Alternatives: A basic phone or kitchen timer can run the countdown but keeps no record of sessions or tasks; dedicated Pomodoro apps often require an account or subscription for history and analytics; this tool offers both tracking and analytics with no signup.

Common mistakes: Skipping breaks to push through "just a bit more" work undermines the entire method and leads to burnout faster than working without any structure at all; the second common mistake is never labeling sessions, which leaves you with a session count but no insight into what that time was actually spent on.

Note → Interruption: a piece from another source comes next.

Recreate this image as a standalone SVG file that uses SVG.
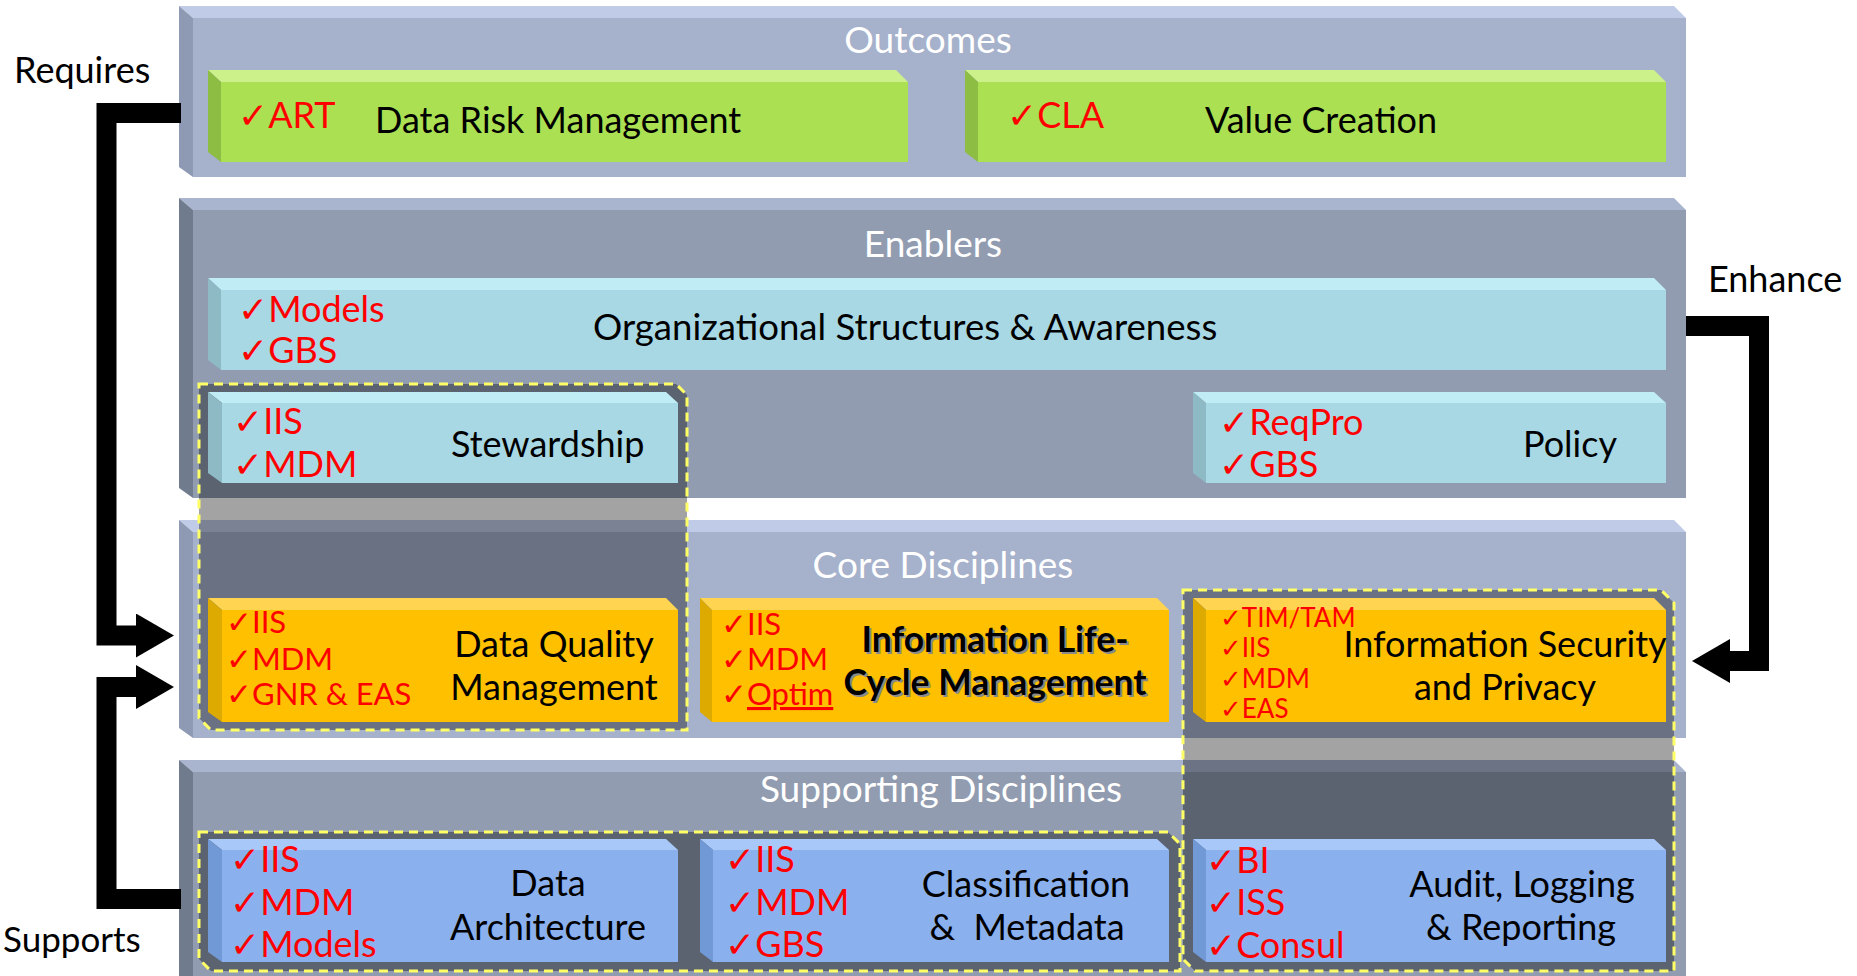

Frequently Asked Questions

Can I change the default 25-minute work interval?
Yes, both the work interval and break lengths can be adjusted to match your own attention span and task type.
Does the timer keep running if I switch browser tabs?
Yes, the countdown continues in the background and will still notify you when the interval ends even if the tab isn't in focus.
Is my task history saved if I close the browser?
Session history is stored locally in your browser, so it persists between visits on the same device as long as you don't clear your browser data.
What happens after I complete four work sessions?
The timer typically inserts a longer break after a set number of cycles, following the standard Pomodoro pattern of a bigger rest after a full set of focused intervals.
Can I see how much time I spent on a specific task this week?
Yes, the analytics view aggregates completed sessions by task label, so you can see total focused time per task across whatever period you've logged.
Is my session and task data sent to a server?
No, the timer and your task labels run and stay entirely in your browser, with nothing uploaded or stored remotely.
What if I get interrupted in the middle of a work session?
You can pause the timer and resume later, though the classic method recommends noting the interruption and returning to full sessions as soon as practical.
Do I need to create an account to track my history?
No, there's no signup required — your sessions and analytics are tracked locally as soon as you start using the timer.